┌──
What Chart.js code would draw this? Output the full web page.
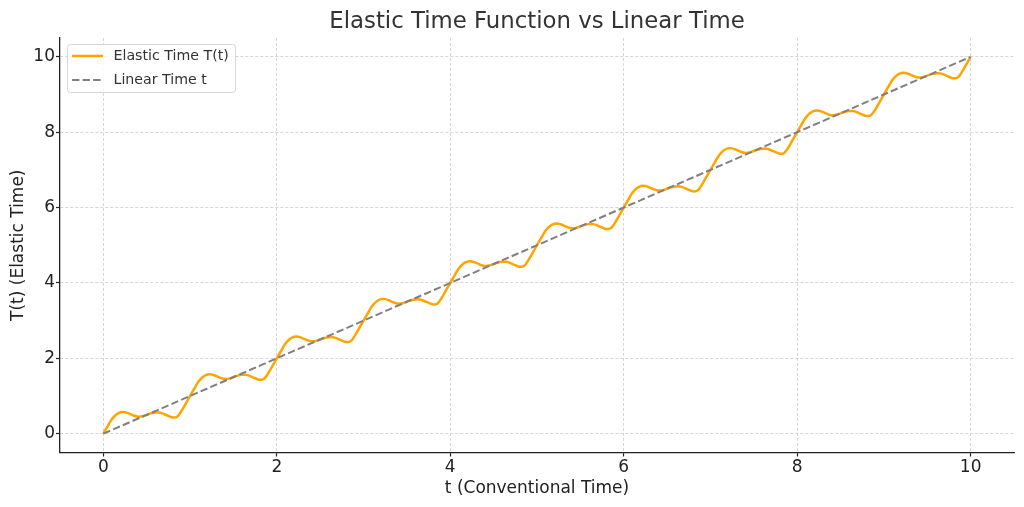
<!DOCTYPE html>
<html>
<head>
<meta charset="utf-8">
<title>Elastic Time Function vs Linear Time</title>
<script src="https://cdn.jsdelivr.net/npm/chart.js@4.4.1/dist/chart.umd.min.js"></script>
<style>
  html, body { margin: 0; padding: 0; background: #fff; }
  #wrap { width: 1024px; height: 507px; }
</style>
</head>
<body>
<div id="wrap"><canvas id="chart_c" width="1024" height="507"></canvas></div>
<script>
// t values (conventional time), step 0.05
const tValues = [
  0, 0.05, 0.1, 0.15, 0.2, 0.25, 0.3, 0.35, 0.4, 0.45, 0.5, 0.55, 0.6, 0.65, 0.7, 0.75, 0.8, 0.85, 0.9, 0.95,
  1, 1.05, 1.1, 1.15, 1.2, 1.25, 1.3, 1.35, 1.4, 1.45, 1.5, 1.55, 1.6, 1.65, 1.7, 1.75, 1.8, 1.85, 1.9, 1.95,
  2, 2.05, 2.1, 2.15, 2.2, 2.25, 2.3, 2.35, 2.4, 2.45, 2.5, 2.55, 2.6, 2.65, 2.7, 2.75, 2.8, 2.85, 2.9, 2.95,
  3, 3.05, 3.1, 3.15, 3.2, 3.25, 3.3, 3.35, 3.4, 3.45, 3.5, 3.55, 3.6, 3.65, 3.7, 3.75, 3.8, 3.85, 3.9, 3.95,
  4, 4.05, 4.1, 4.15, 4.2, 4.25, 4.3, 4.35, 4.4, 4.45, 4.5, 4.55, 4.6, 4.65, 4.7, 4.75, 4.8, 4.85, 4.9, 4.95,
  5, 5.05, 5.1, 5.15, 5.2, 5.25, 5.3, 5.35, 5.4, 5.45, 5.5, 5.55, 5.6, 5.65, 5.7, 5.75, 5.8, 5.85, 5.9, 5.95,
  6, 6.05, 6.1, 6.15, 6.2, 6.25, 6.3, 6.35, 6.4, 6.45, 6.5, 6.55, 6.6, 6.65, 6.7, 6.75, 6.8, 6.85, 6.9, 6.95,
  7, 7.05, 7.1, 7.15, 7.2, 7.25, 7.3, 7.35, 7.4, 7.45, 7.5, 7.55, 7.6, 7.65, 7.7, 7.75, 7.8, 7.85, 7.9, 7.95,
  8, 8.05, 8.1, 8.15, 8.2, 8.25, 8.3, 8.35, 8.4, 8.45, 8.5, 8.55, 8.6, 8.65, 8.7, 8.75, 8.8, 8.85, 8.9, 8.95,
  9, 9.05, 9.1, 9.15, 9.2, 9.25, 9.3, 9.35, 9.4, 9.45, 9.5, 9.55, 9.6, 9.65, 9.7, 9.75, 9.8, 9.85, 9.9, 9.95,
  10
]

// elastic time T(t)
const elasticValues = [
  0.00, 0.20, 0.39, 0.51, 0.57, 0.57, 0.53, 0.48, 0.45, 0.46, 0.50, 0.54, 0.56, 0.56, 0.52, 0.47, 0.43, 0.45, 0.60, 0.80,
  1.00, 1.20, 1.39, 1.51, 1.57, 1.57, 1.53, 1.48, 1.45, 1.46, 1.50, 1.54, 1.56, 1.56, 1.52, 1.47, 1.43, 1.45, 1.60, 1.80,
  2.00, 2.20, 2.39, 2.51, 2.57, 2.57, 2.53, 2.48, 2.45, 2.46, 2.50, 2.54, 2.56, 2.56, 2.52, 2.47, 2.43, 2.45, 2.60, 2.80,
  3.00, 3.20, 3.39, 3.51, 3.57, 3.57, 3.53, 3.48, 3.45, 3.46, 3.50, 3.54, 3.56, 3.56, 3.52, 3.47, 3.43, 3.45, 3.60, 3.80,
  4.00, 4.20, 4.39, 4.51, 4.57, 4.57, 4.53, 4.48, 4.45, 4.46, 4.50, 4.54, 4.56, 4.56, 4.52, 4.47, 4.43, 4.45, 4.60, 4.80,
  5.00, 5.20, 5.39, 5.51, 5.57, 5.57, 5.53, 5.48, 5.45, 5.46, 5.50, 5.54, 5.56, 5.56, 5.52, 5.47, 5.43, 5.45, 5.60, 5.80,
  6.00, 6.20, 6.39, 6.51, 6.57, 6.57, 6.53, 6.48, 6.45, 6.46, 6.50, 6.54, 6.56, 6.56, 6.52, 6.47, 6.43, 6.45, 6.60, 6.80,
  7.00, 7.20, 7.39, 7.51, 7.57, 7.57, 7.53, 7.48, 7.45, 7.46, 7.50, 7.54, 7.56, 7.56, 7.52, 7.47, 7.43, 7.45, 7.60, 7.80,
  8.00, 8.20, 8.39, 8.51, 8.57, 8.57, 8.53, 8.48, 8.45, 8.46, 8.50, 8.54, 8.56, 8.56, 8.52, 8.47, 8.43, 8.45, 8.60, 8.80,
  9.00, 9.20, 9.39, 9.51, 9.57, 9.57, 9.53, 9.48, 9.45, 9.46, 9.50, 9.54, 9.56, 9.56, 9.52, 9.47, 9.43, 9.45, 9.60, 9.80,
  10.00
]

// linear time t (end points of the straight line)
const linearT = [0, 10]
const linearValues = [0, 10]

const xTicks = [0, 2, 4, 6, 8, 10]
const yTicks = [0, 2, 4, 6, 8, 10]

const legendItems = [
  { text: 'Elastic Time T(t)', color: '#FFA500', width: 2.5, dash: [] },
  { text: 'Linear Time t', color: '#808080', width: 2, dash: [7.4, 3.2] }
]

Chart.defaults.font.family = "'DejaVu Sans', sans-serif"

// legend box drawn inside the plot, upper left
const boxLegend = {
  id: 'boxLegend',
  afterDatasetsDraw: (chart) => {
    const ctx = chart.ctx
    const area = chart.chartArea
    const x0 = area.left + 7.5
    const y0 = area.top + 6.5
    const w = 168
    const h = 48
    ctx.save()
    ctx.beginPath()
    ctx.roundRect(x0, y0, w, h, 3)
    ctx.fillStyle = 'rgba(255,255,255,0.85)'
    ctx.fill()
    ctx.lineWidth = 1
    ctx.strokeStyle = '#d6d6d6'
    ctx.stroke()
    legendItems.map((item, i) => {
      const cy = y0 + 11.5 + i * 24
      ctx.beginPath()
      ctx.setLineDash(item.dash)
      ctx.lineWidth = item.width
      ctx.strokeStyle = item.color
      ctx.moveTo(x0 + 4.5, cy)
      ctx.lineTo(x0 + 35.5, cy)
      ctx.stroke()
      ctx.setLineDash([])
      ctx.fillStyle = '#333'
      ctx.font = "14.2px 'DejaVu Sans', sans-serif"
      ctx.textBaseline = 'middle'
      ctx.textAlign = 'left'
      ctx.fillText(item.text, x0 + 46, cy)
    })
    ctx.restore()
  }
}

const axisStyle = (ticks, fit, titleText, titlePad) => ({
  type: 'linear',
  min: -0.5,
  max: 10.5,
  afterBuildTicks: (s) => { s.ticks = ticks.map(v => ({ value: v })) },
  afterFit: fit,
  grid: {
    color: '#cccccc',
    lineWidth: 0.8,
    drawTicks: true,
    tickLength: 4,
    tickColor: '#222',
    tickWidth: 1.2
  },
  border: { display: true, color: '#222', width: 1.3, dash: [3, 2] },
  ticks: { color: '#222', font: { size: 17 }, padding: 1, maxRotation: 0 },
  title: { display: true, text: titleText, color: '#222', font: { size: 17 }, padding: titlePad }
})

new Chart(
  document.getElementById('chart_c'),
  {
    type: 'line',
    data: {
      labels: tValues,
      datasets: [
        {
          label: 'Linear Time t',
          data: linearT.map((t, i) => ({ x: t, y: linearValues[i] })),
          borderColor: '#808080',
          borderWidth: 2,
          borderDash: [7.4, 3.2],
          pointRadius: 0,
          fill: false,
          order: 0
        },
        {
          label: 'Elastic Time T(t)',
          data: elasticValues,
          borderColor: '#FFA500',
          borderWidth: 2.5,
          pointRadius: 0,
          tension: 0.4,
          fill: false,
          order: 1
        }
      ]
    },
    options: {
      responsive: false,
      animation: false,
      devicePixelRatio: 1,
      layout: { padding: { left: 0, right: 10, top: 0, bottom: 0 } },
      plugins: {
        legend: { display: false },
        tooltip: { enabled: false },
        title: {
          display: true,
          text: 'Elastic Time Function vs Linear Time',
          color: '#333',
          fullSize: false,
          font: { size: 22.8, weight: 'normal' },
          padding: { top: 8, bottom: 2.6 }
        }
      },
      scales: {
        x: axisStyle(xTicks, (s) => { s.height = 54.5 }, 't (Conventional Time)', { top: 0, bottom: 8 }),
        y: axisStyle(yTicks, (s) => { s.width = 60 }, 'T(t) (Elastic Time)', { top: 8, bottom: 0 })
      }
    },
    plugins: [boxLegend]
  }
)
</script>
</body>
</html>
└──
┌──
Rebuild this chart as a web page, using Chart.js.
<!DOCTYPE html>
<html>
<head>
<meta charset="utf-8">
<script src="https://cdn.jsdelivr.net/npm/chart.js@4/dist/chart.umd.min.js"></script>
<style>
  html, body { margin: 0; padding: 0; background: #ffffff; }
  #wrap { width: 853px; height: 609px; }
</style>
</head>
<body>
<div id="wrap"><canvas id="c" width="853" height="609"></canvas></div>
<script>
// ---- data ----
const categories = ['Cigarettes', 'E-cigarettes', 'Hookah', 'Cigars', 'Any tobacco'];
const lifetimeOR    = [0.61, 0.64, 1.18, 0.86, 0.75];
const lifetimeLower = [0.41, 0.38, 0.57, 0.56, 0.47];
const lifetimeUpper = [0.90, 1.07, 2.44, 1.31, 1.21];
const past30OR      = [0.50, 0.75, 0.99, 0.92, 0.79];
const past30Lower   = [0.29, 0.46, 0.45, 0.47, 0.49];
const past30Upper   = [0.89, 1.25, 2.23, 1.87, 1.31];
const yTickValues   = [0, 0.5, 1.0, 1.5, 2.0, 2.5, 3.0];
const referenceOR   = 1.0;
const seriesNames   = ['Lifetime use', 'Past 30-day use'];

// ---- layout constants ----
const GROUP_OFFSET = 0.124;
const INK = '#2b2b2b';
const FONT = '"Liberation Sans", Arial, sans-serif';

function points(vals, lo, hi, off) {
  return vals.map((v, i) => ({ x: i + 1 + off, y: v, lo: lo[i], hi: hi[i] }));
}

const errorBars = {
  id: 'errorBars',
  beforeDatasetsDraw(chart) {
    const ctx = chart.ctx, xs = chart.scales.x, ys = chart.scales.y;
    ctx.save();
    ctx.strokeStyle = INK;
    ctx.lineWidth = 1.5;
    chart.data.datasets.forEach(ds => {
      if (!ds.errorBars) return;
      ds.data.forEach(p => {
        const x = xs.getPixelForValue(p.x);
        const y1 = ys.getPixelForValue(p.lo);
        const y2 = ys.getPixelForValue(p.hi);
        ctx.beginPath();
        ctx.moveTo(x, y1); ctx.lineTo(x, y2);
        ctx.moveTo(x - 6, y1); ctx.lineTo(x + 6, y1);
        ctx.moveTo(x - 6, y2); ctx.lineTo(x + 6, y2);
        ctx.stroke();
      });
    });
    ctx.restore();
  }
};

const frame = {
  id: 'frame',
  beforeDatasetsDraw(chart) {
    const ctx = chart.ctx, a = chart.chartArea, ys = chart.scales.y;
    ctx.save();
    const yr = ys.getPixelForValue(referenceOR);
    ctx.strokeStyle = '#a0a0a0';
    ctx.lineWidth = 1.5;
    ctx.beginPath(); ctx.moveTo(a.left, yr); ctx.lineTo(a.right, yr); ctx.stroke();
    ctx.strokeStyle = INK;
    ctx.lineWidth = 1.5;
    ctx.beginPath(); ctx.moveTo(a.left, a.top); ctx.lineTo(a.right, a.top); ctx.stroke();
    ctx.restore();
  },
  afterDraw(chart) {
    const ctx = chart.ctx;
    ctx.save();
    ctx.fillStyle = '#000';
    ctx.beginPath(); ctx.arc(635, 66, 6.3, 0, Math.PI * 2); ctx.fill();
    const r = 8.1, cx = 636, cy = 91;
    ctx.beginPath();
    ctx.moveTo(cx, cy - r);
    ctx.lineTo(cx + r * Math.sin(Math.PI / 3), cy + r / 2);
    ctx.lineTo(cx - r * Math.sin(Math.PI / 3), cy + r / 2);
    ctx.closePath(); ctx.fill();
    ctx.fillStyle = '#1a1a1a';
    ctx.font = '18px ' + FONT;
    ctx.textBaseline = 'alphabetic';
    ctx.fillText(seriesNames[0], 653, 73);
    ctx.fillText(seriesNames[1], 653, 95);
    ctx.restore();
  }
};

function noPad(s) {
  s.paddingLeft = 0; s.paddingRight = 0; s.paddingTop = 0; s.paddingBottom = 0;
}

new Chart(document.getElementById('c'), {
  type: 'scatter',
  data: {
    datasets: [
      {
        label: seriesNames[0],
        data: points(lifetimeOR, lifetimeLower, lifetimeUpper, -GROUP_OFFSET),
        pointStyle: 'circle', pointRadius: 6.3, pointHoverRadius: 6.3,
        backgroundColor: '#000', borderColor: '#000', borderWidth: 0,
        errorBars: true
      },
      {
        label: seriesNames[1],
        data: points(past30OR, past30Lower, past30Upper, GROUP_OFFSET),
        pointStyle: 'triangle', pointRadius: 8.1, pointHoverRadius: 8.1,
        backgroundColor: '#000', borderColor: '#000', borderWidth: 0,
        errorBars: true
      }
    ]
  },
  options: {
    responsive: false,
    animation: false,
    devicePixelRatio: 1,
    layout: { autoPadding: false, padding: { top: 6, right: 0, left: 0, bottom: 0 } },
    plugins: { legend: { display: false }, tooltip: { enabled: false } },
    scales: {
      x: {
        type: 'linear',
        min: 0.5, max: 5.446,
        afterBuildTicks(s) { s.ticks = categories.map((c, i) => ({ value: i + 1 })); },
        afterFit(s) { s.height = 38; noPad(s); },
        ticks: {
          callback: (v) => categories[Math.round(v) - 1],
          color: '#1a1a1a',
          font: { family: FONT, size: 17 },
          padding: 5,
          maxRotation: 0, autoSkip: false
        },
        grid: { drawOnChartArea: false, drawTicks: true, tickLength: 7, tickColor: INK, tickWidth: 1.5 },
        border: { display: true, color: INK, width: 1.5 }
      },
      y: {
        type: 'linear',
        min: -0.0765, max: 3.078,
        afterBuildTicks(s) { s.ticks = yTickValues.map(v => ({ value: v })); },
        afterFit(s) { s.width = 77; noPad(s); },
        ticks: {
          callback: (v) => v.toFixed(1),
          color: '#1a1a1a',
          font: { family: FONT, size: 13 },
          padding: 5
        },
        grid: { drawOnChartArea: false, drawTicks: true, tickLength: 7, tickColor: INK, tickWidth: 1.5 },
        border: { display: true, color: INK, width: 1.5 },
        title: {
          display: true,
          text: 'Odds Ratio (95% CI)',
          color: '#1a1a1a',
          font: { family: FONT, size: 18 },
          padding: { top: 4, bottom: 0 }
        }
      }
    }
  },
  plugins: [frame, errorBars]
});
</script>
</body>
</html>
└──
┌──
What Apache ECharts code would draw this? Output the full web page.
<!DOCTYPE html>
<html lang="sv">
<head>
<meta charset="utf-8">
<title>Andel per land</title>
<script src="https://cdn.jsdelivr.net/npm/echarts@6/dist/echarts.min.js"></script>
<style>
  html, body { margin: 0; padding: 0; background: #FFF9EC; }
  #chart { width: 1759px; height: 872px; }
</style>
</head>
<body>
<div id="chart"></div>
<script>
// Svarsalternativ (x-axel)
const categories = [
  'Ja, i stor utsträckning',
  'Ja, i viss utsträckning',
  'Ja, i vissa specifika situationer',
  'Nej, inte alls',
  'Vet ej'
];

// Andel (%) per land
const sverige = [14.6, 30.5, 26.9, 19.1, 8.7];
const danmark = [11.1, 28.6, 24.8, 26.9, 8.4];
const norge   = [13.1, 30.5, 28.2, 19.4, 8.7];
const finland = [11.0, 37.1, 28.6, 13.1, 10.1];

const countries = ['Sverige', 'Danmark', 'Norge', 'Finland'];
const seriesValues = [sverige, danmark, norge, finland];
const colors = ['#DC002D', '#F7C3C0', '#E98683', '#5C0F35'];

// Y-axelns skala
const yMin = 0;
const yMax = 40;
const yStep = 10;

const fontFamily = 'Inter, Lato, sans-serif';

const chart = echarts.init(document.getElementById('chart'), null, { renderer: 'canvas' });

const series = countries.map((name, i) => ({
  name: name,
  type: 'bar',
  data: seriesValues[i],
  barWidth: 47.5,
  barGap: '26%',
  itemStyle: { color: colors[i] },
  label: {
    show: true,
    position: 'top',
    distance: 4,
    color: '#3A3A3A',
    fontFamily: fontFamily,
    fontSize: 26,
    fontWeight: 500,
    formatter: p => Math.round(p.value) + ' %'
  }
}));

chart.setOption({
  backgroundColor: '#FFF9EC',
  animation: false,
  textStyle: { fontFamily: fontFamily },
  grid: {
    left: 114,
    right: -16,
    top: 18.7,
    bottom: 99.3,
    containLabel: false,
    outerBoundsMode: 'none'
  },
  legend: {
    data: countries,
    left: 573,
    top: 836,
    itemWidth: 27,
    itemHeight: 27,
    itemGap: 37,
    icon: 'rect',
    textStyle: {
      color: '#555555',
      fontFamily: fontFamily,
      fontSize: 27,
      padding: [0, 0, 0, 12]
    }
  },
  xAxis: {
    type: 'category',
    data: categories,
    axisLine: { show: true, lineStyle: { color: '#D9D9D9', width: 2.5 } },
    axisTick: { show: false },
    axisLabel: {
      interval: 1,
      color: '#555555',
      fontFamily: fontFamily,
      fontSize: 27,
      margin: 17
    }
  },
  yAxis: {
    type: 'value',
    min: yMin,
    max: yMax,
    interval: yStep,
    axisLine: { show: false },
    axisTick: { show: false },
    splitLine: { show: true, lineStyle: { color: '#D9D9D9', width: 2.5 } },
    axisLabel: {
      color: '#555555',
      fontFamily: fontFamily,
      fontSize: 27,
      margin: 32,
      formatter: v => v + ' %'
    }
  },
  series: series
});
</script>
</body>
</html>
└──
## Given exercise
Check each line above for the string "code" and show the ones that have it.

## Answer below
What Chart.js code would draw this? Output the full web page.
What Apache ECharts code would draw this? Output the full web page.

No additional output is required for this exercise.